Factors that help you push your boundaries

Last week  I gave a presentation for the Association for Coaching on Pushing your Boundaries.  It is a topic that seems to be increasingly popular, perhaps because the economic downturn drove many people to minimise risk taking and focus on maintaining what worked, rather than looking for new opportuntiies.

One of the models I use to help people understand how they may react depending on the situation that requires them to push their boundaries is the Johari Window.

Johari Window
Johari Window


Using Johari Window if you look at the window “Hidden Potential” I beleive there are several factors that can help you to explore this area:

Your level of comfort with change

How often do you change the status quo?  According to neuroscience research our brains are hard-wired to keep us safe, and therefore something that appears as a possible change, may be innately viewed as a threat.  So we have to work harder to get used to change.  It can be simply put into practice.  Drive home a different route, sit in a different chair at home, or push your watch on the opposite hand – all of these activities encourage us to get more comfortable and used to change.

Willingness to communicate thoughts and feelings (transparency)

There may be situations when it is beneficial for you to communicate your thoughts and feelings, in order to be transparent with those you are working with.  I recall going into the unkonwn when skiing in the Arctic for the first time. I had no idea what it would be like. As I was part of team, rather than pretending that all was ok, I expressed my excitment or concern at different times, so others in the team knew more about me, and how I was thinking and feeling.  That helped them to share too, and as a result we built rapport and trust more quickly.
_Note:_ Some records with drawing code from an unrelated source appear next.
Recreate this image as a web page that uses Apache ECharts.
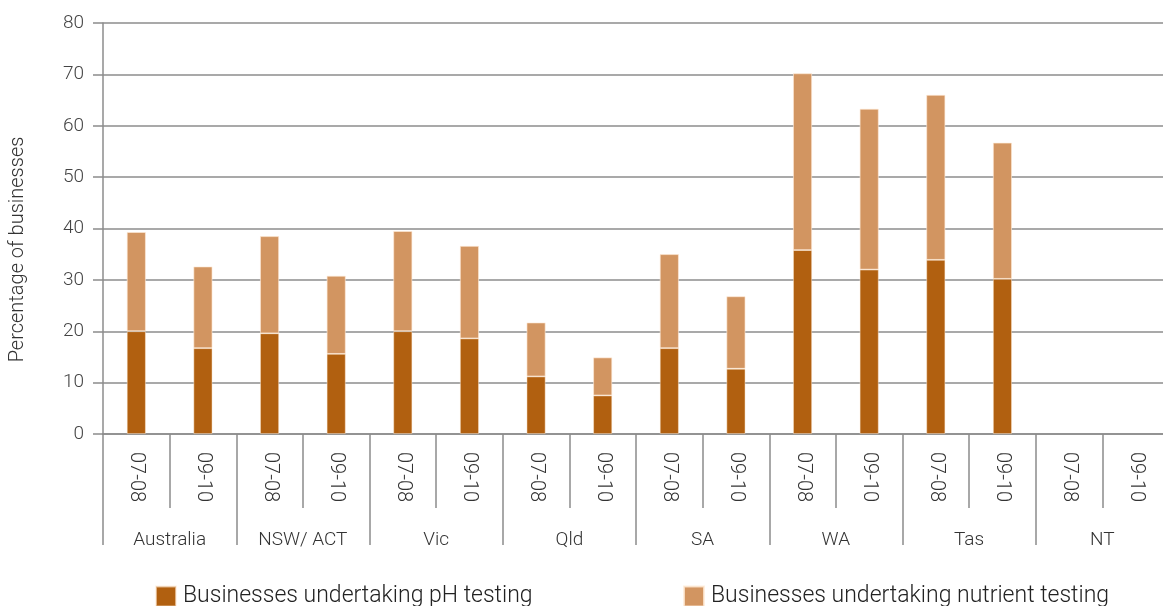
<!DOCTYPE html>
<html>
<head>
<meta charset="utf-8">
<script src="https://cdn.jsdelivr.net/npm/echarts@6/dist/echarts.min.js"></script>
<style>
html,body{margin:0;padding:0;background:#fff;}
#chart{width:1163px;height:606px;}
</style>
</head>
<body>
<div id="chart"></div>
<script>
const groups = ['Australia','NSW/ ACT','Vic','Qld','SA','WA','Tas','NT'];
const periods = ['07-08','09-10'];
const categories = ['07-08','09-10','07-08','09-10','07-08','09-10','07-08','09-10','07-08','09-10','07-08','09-10','07-08','09-10','07-08','09-10'];
const phTesting = [20.0,16.7,19.6,15.6,20.0,18.6,11.2,7.5,16.7,12.7,35.8,32.0,33.9,30.2,null,null];
const nutrientTesting = [19.3,15.9,18.9,15.2,19.5,18.0,10.5,7.4,18.3,14.1,34.4,31.3,32.1,26.5,null,null];
const yTicks = {min:0,max:80,interval:10};
const seriesNames = ['Businesses undertaking pH testing','Businesses undertaking nutrient testing'];

const FONT = 'Roboto';
const legendText = {fontFamily:FONT,fontWeight:300,fontSize:23,color:'#222',lineHeight:20,padding:[0,0,0,2]};
const chart = echarts.init(document.getElementById('chart'));
chart.setOption({
  animation:false,
  textStyle:{fontFamily:FONT,fontWeight:300},
  grid:{left:103,right:-6,top:23,bottom:172,containLabel:false,outerBoundsMode:'none'},
  legend:[
    {top:585,left:155,itemWidth:20,itemHeight:20,icon:'rect',padding:0,textStyle:legendText,data:[seriesNames[0]]},
    {top:585,left:683,itemWidth:20,itemHeight:20,icon:'rect',padding:0,textStyle:legendText,data:[seriesNames[1]]}
  ],
  xAxis:[
    {
      type:'category',data:categories,position:'bottom',
      axisLine:{show:true,lineStyle:{color:'#8c8c8c',width:1.5}},
      axisTick:{show:true,interval:0,length:74,lineStyle:{color:'#8c8c8c',width:1.5}},
      axisLabel:{interval:0,rotate:-90,margin:18,fontSize:20,color:'#333',fontFamily:FONT,fontWeight:300}
    },
    {
      type:'category',data:groups,position:'bottom',
      axisLine:{show:false},
      axisTick:{show:true,interval:0,length:111,lineStyle:{color:'#8c8c8c',width:1.5}},
      axisLabel:{interval:0,margin:97,fontSize:19,color:'#333',fontFamily:FONT,fontWeight:300}
    }
  ],
  yAxis:{
    type:'value',min:yTicks.min,max:yTicks.max,interval:yTicks.interval,
    name:'Percentage of businesses',nameLocation:'middle',nameGap:75,nameRotate:90,
    nameTextStyle:{fontSize:20,color:'#333',fontFamily:FONT,fontWeight:300,padding:[0,42,0,0]},
    axisLine:{show:true,lineStyle:{color:'#8c8c8c',width:1.5}},
    axisTick:{show:true,length:10,lineStyle:{color:'#8c8c8c',width:1.5}},
    axisLabel:{fontSize:19,color:'#444',margin:19,fontFamily:FONT,fontWeight:300},
    splitLine:{show:true,lineStyle:{color:'#8c8c8c',width:1.5}}
  },
  series:[
    {
      name:seriesNames[0],type:'bar',stack:'t',data:phTesting,
      barWidth:19,itemStyle:{color:'#B16010',borderColor:'rgba(255,235,215,0.6)',borderWidth:0.8}
    },
    {
      name:seriesNames[1],type:'bar',stack:'t',data:nutrientTesting,
      barWidth:19,itemStyle:{color:'#D29561',borderColor:'rgba(255,235,215,0.8)',borderWidth:0.8}
    }
  ]
});
</script>
</body>
</html>
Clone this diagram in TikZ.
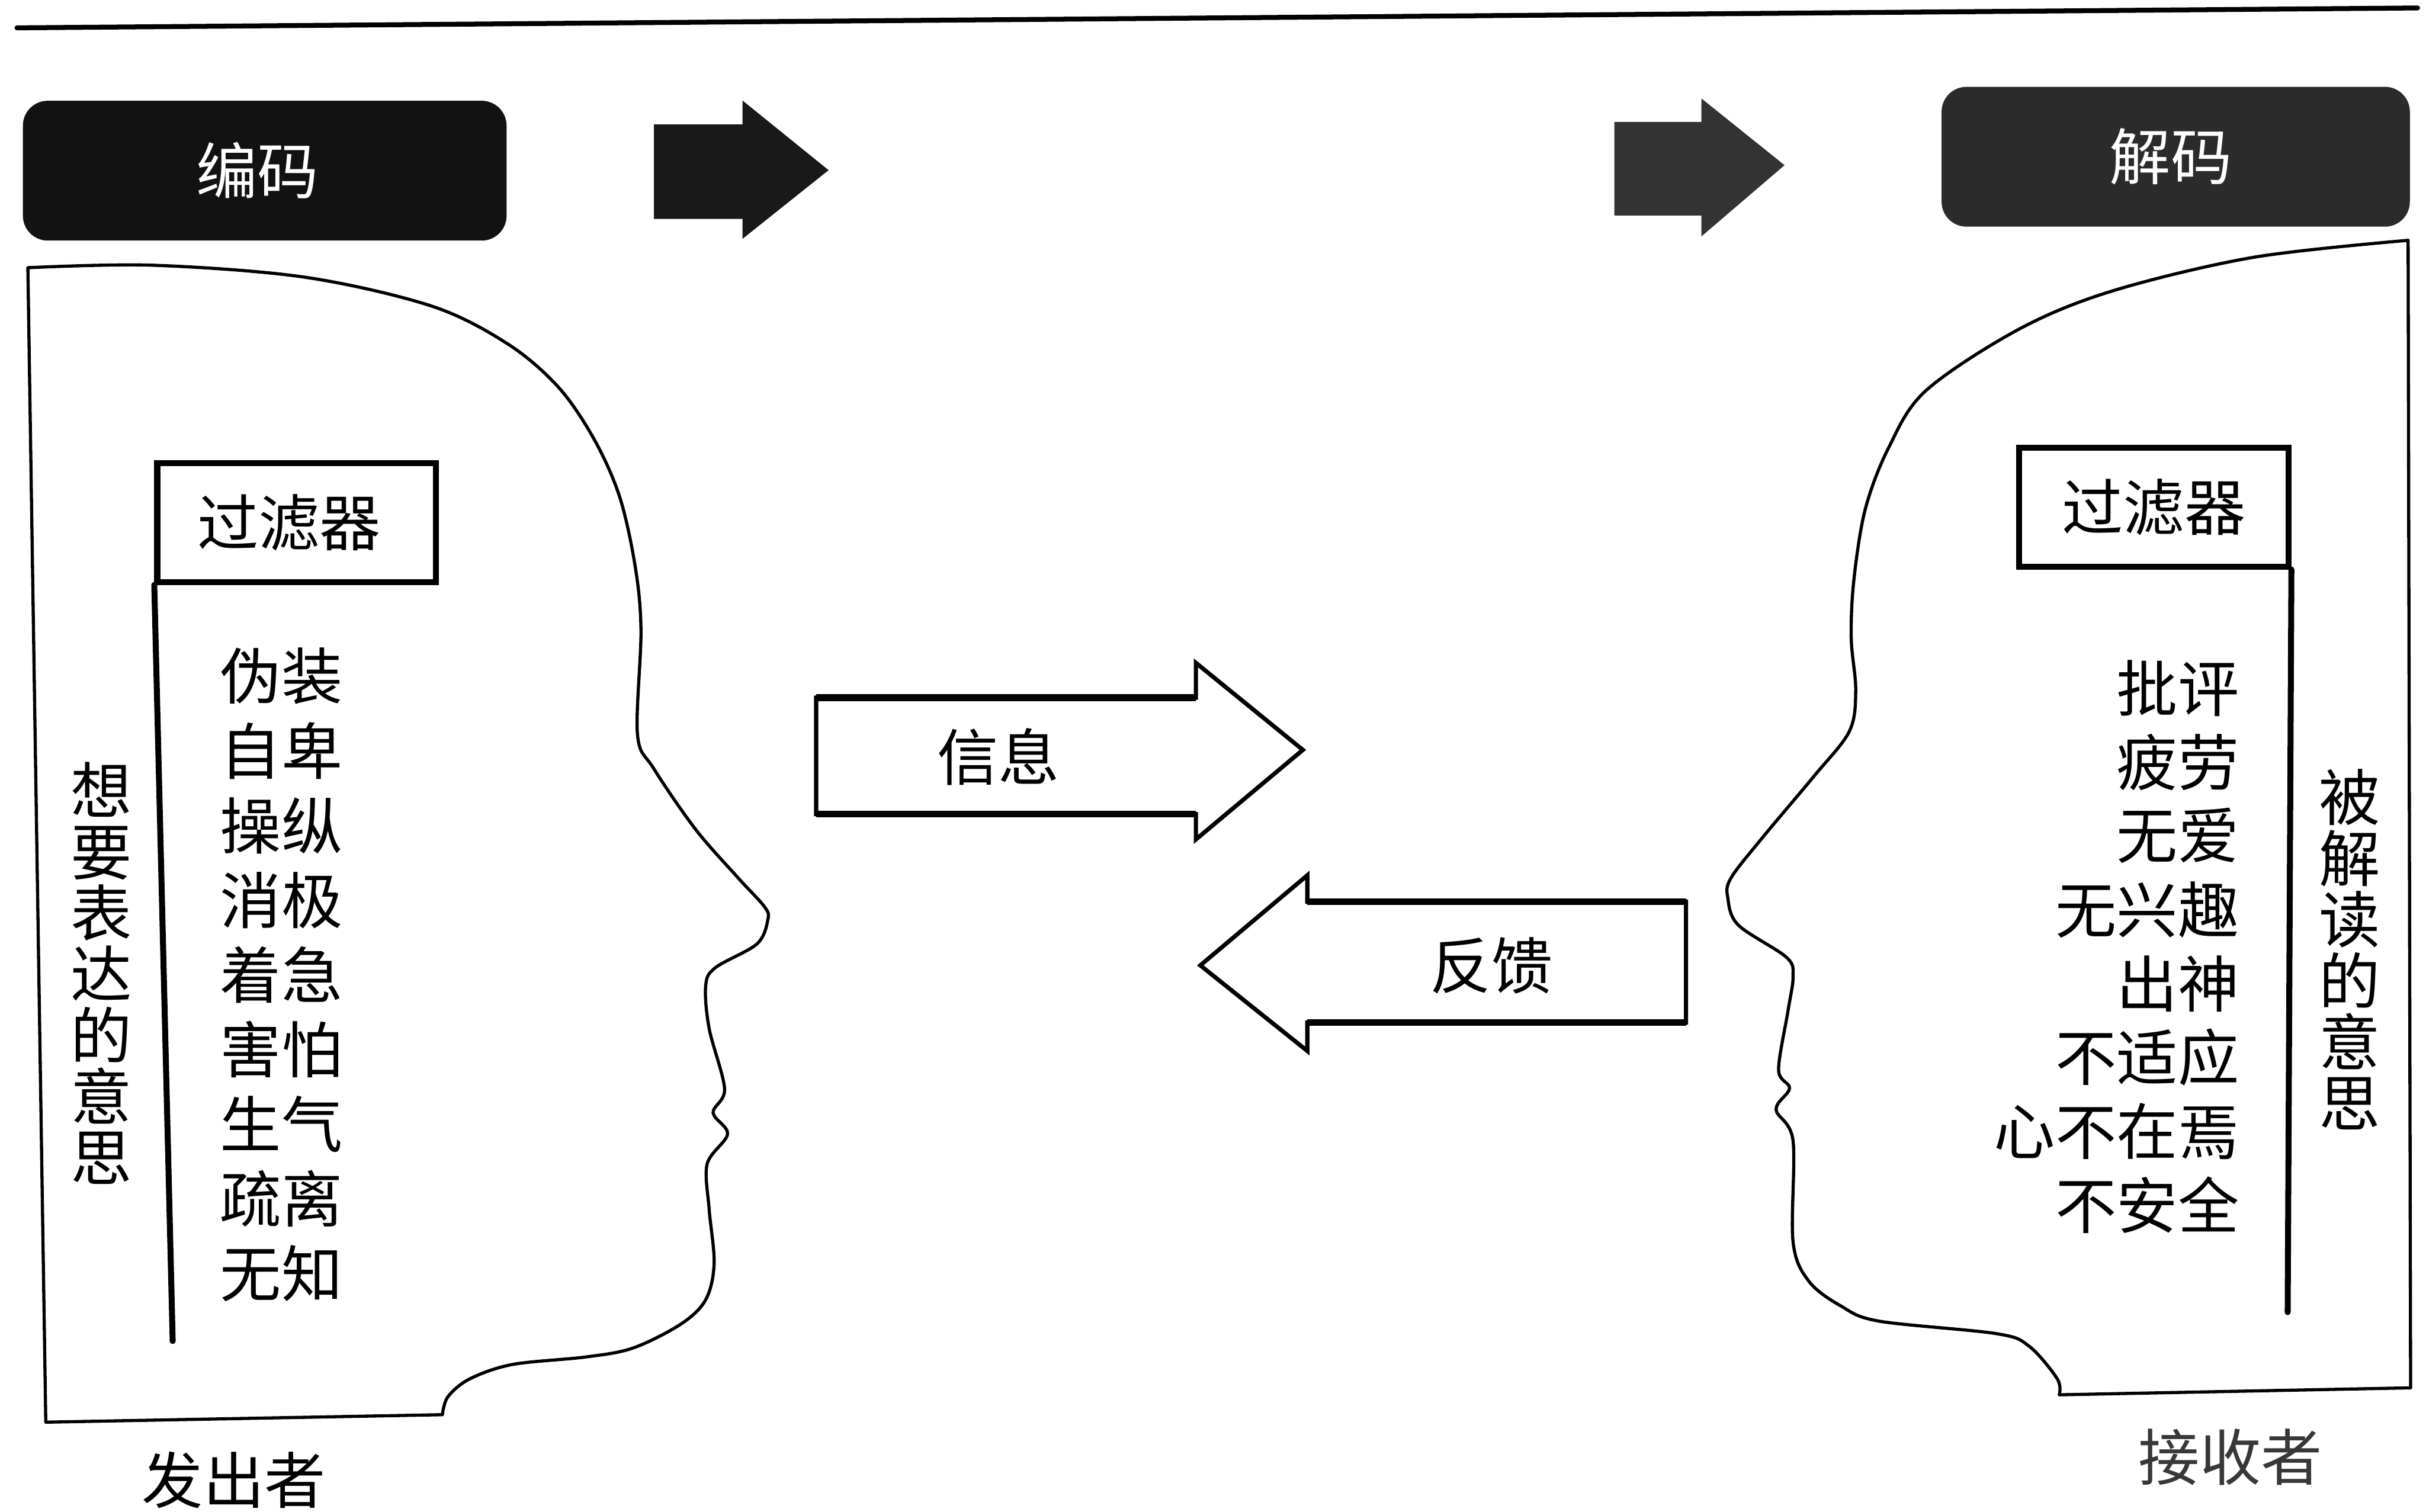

Ability to show vulnerability

Vulnerability means being ok about showing weakness. For many that is an alien concept, yet the very best leaders in business have this capability. They don’t pretend to know it all, or not have weaknesses. They know that by showing their vulnerability is a quality that can only enhance their leadership, and bring team members closer together.  During the presentation at the Association for Coaching, I talked about several coaching situations when I was uncertain what to do, and having told the stories, others in the audience shared that they also have been uncertain at times.  That brought the whole group closer together and as a result, we all learned more because of the willingness to show vulnerability.  There is a great You Tube video by Brene Brown on this subject.

Confidence in your own capabilities

Stepping into the unknown requires belief in what’s possible. Can you accomplish what you hope to?  What happens if it does wrong?  Also, what happens if it works out?  I do come across people who not only have a fear of failure, but a fear of success. That might mean they have to continue to perform at a higher level in future, or it increases others expectations of them.  No matter what the outcome, you have to believe you can do it.  A good way to regain your confdence is to read your CV or marketing literature from the perspective of an employer or client and remind yourself what you can accomplish.

Your ability to be aware of, and question assumptions

We all make assumptions that influence our behaviour. “If I lost money on the stock market, it might happen again, so I won’t do it”;  “My boss does not seem to like me, so I wont bother applying for promotion”, “Venture Capitalists never fund our type of business”   All of these statements contain assumptions that we may never even challenge.  So when planning to push your boundaries, make sure you are aware of any assumptions you are making about the situation, your experience, other people etc. as they may hold you back.

Pushing your boundaries requires discpline to keep at it. A new challenge every day, a small step towards the unknown, helps you to make progress and take you towards the goals you never imagined were possible.